Thema der Woche

10. Juli 2001

Windows-Aktivierung analysiert

Die externer Link Fully Licensed GmbH, Berlin, hat die umstrittene Aktivierungsprozedur des neuen Betriebssystems externer Link Windows XP unter die Lupe genommen. In einer umfassenden technischen Analyse der Windows Product Activation (WPA) hat Thomas Lopatic, technischer Geschäftsführer von Fully Licensed, festgestellt, dass Microsoft bei der telefonischen Aktivierungsprozedur neben der Windows-XP- Seriennummer lediglich unbedenkliche Informationen zur eingesetzten Hardware erhält.

Die notwendige Aktivierung soll als Maßnahme gegen Softwarepiraterie Mehrfachinstallationen verhindern, indem sie den Product Key mit Hardwareinformationen und einer während der WPA erstellten Signatur durch Microsoft verknüpft. Da die Aktivierungsinformationen verschlüsselt übertragen werden und Microsoft nur sehr vage über das Verfahren informiert hat, stand zu befürchten, dass hierbei auch personenbezogene Daten oder Informationen über vorhandene Software preisgegeben werden. Außerdem gab es Spekulationen darüber, dass eine Umrüstung des Computers jeweils eine neue Aktivierung notwendig machen würde.

Nach den Erkenntnissen von Fully Licensed sind diese Befürchtungen unbegründet; Microsoft scheint aus der Diskussion um die Übertragung personenbezogener Daten bei der Windows-98-Registrierung und durch Office-Dateien gelernt zu haben (die eindeutige MAC-Adresse der Netzwerkkarte war Teil der Benutzerkennung GUID gewesen). In die Hardwarekennung der WPA gehen zwar zehn Merkmale ein, darunter Identifikations-Strings vorhandener Netzwerkkarten, CD-ROM- und Festplattenlaufwerke sowie -Controller. Da aber lediglich ein so genannter Hashwert übermittelt wird, sind Microsoft laut Lopatic die eigentlichen Daten nicht bekannt: Beispielsweise überträgt die WPA statt der eindeutigen 48-Bit-Netzwerkadresse einen auf 10 Bit verdichteten Wert, der kein Rückrechnen zulässt, sich aber dennoch mit jedem Bit der Adresse ändert. Weniger "zufällige" Werte werden sogar auf noch weniger Bits abgebildet, zum Beispiel landet die CPU-Seriennummer in nur 6 Bit. Hierdurch ergeben sich bei den einzelnen Werten "Kollisionen", die ein Wiedererkennen des Computers anhand einzelner Merkmale unmöglich machen -- hierzu wäre zumindest der gesamte Datensatz erforderlich.

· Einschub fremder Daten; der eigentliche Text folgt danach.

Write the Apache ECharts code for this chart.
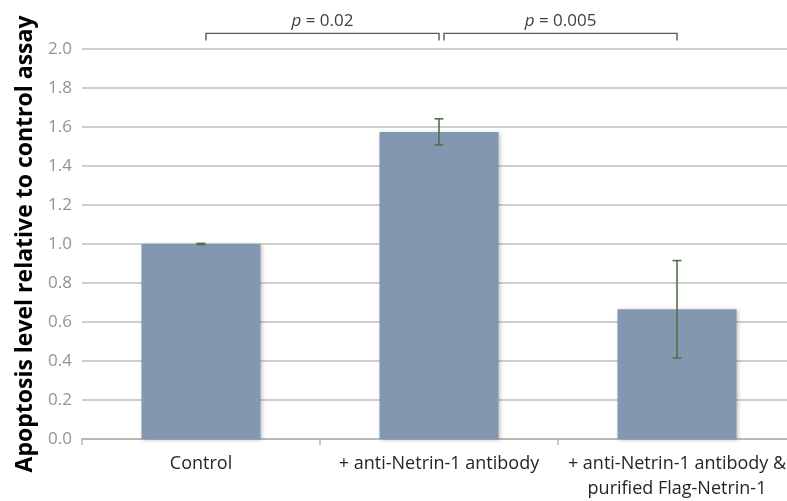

Auch ein stetiges Neu-Aktivieren dürfte den XP-Nutzern erspart bleiben: Laut Fully Licensed sind typische Hardware-Updates problemlos. Eine erneute Freischaltung sei erst notwendig, wenn sich mehr als drei der zehn erfassten Merkmale ändern, beispielsweise Grafikkarte und Speichergröße und Prozessor und Festplatte. "Bei Notebooks mit Docking-Station ist die Regelung sogar noch etwas liberaler", so Thomas Lopatic.

Auf den Webseiten von Fully Licensed stehen ein (englischsprachiges) ausführliches externer Link technisches Paper sowie ein Kommadozeilen-Tool nebst Quelltext zur Verfügung, das die WPA-Daten für die Telefon-Aktivierung dechiffriert. Die Analyse bezieht sich zwar nur auf die telefonische Aktivierung einer Vorabversion (XP Release Candidate 1, Build 2505). Fully Licensed erwartet aber, dass Microsoft die generelle Architektur der WPA nicht mehr ändert. Die Online-Aktivierung arbeitet mit anderen Verschlüsselungsmechanismen und überträgt (mögilcherweise lediglich daher) größere Datenmengen. Es steht aber jedem Anwender frei, sein Produkt telefonisch statt online aktivieren zu lassen.

Großkunden sollen ohnehin eine WPA-freie Version erhalten. Microsoft erklärte hierzu gegenüber KES: "Die Produktaktivierung wird in Paket-, OEM- und System-Builder-Produkten integriert sein, während die Microsoft Volumenlizenzprogramme für Grosskunden oder auch mittelständische Kunden hiervon ausgenommen sind."